HIGH FLYING BIRD (2019)

Steven Soderbergh, a veritable moviemaking machine, wastes a pretty good idea in this largely overlooked NetFlix streamer.   Or is it scripter Tarell Alvin McCraney, freshly Oscar’d for MOONLIGHT/’16, who blows it, loading up on ersatz Aaron Sorkin ping-pong rhythmed dialogue that comes across as time filler?  Maybe it was the decision to record the whole shebang on a fancy i-Phone which gives a fish-eye lens look to almost every shot no matter how many high-end Manhattan buildings Soderbergh glides us thru.  Oh well, here’s that pretty good idea: a long term pro-basketball strike is hitting everyone in the pocketbook, especially just signed rookies who’ve yet to get on court.  Super agent/NBA powerhouse André Holland figures out a big-time money-raising loophole for him & newbie star clients who have their first checks cut, but still held in escrow and so don’t have to abide by NBA or Players’ Union rulings.  Stage one-on-one face-off matches and sell them like pro boxing prize fights in arenas and streamed on (why not?) NetFlix.  Think of the pent-up demand!  But the business talk is insufferably circuitous (shot in sunny offices that overload that iPhone camera lens and inadvertently silhouette the actors), b-ball action is nil, and the only truly sympathetic/interesting character is the great Bill Duke, a famous retired player who runs a youth sports program.  The film just the sort of thing a die-hard basketball fan might sit thru when a six-month league strike is going on.

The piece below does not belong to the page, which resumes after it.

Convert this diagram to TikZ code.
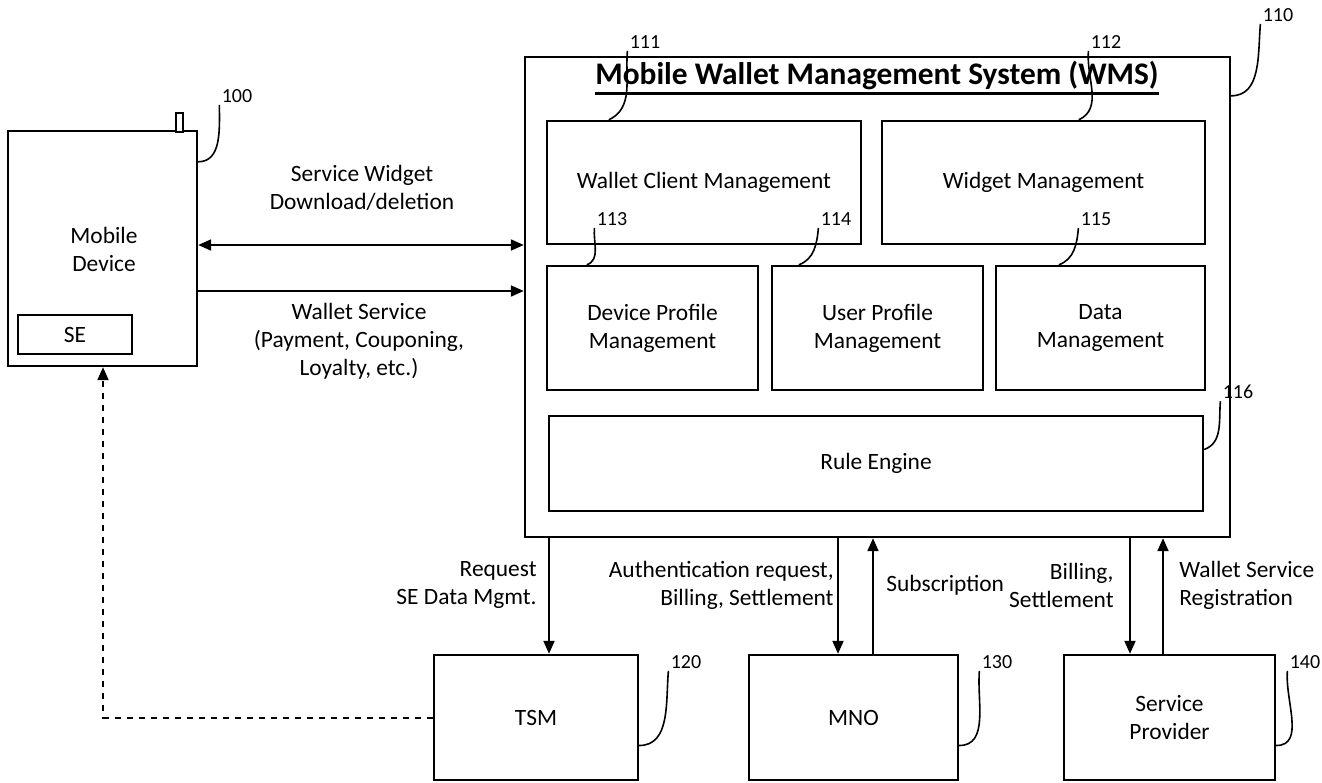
\documentclass[tikz,border=0pt]{standalone}
\usepackage{fontspec}
\setmainfont{Carlito}
\usetikzlibrary{arrows.meta}
\begin{document}
\begin{tikzpicture}[x=0.5pt,y=-0.5pt,
  box/.style={draw,line width=1.2pt,inner sep=0pt,align=center,font=\fontsize{11.7pt}{14pt}\selectfont},
  txt/.style={inner sep=0pt,font=\fontsize{11.7pt}{14pt}\selectfont},
  num/.style={inner sep=1pt,font=\fontsize{10pt}{12pt}\selectfont},
  arr/.style={line width=1pt,-{Triangle[length=6.5pt,width=5.5pt]}},
  darr/.style={line width=1pt,{Triangle[length=6.5pt,width=5.5pt]}-{Triangle[length=6.5pt,width=5.5pt]}},
  lead/.style={line width=0.8pt}]
\useasboundingbox (0,0) rectangle (1322,782);

% Mobile device
\node[box,minimum width=94.5pt,minimum height=117.5pt] (mob) at (102.5,248.5) {};
\node[txt,align=center] (mobt) at (104,249) {Mobile\\Device};
\node[box,minimum width=57pt,minimum height=19.5pt] (se) at (75,334.5) {SE};
\draw[line width=1.2pt,fill=white] (176,113) rectangle (183,132);
\node[num] (n100) at (237,96) {100};
\draw[lead] ([yshift=-16pt]mob.north east) to[out=0,in=-90] (n100.south west);

% WMS
\node[box,minimum width=352.5pt,minimum height=240pt] (wms) at (877.5,297) {};
\node[inner sep=0pt,font=\fontsize{15.7pt}{18pt}\selectfont\bfseries] (title) at (877,76) {Mobile Wallet Management System (WMS)};
\draw[line width=1.3pt] ([yshift=-1.5pt]title.south west) -- ([yshift=-1.5pt]title.south east);
\node[num] (n110) at (1278,15) {110};
\draw[lead] ([yshift=-20pt]wms.north east) to[out=0,in=-95] (n110.south west);

\node[box,minimum width=157pt,minimum height=61.5pt] (wcm) at (704,182.5) {Wallet Client Management};
\node[box,minimum width=161.5pt,minimum height=61.5pt] (wm) at (1043.5,182.5) {Widget Management};
\node[box,minimum width=105.5pt,minimum height=62pt] (dpm) at (652.5,328) {Device Profile\\Management};
\node[box,minimum width=105.5pt,minimum height=62pt] (upm) at (877.5,328) {User Profile\\Management};
\node[box,minimum width=104.5pt,minimum height=62pt] (dm) at (1100.5,328) {Data\\Management};
\node[box,minimum width=327pt,minimum height=47.5pt] (re) at (876,463.5) {Rule Engine};

\node[num] (n111) at (645,42) {111};
\node[num] (n112) at (1106,42) {112};
\node[num] (n113) at (612,219) {113};
\node[num] (n114) at (836,219) {114};
\node[num] (n115) at (1096,219) {115};
\node[num] (n116) at (1238,392) {116};
\draw[lead] ([xshift=31.5pt]wcm.north west) to[out=25,in=-95] (n111.south west);
\draw[lead] ([xshift=99pt]wm.north west) to[out=25,in=-95] (n112.south west);
\draw[lead] ([xshift=20.5pt]dpm.north west) to[out=20,in=-95] (n113.south west);
\draw[lead] ([xshift=14pt]upm.north west) to[out=20,in=-95] (n114.south west);
\draw[lead] ([xshift=32pt]dm.north west) to[out=20,in=-95] (n115.south west);
\draw[lead] ([yshift=7pt]re.east) to[out=20,in=-95] (n116.south west);

% Mobile <-> WMS arrows
\coordinate (y1) at (0,245);
\coordinate (y2) at (0,291);
\draw[darr] (mob.east |- y1) -- (wms.west |- y1);
\draw[arr] (mob.east |- y2) -- (wms.west |- y2);
\node[txt,align=center] (l1) at (362,188) {Service Widget\\Download/deletion};
\node[txt,align=center] (l2) at (359,341) {Wallet Service\\(Payment, Couponing,\\Loyalty, etc.)};

% Bottom boxes
\node[box,minimum width=102pt,minimum height=62.5pt] (tsm) at (536,717.5) {TSM};
\node[box,minimum width=104.5pt,minimum height=62.5pt] (mno) at (853.5,717.5) {MNO};
\node[box,minimum width=105.5pt,minimum height=62.5pt] (sp) at (1169.5,717.5) {Service\\Provider};
\node[num] (n120) at (686,662) {120};
\node[num] (n130) at (997,662) {130};
\node[num] (n140) at (1305,662) {140};
\draw[lead] ([yshift=-14pt]tsm.east) to[out=0,in=-95] (n120.south west);
\draw[lead] ([yshift=-14pt]mno.east) to[out=0,in=-95] (n130.south west);
\draw[lead] ([yshift=-14pt]sp.east) to[out=0,in=-95] (n140.south west);

% Vertical arrows
\coordinate (xa) at (549,0);
\coordinate (xb) at (838,0);
\coordinate (xc) at (873,0);
\coordinate (xd) at (1130,0);
\coordinate (xe) at (1163,0);
\draw[arr] (wms.south -| xa) -- (tsm.north -| xa);
\draw[arr] (wms.south -| xb) -- (mno.north -| xb);
\draw[arr] (mno.north -| xc) -- (wms.south -| xc);
\draw[arr] (wms.south -| xd) -- (sp.north -| xd);
\draw[arr] (sp.north -| xe) -- (wms.south -| xe);

\node[txt,align=right,anchor=east] (l3) at (537,585) {Request\\SE Data Mgmt.};
\node[txt,align=right,anchor=east] (l4) at (834,585) {Authentication request,\\Billing, Settlement};
\node[txt,anchor=west] (l5) at (886,585) {Subscription};
\node[txt,align=right,anchor=east] (l6) at (1114,585) {Billing,\\Settlement};
\node[txt,align=left,anchor=west] (l7) at (1179,585) {Wallet Service\\Registration};

% Dashed TSM -> SE
\coordinate (xs) at (103,0);
\draw[arr,dashed] (tsm.west) -| (mob.south -| xs);
\end{tikzpicture}
\end{document}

WATCH THIS, NOT THAT:  *Instead of looking for better Soderbergh, why not look at one of Bill Duke’s more underappreciated films.  Just hitting 80, still actively acting & directing, he’s best known for Urban Crime films and a lot of quality t.v. series work.  But try and find THE KILLING ROOM/’83, an early film made for PBS on the beginnings of the Chicago Meat Workers Union and how racial issues affected things around the WWI era.  Why Duke never gets mentioned as a pioneering Black filmmaker is beyond me.  Maybe he was just too good to need that sort of special pleading.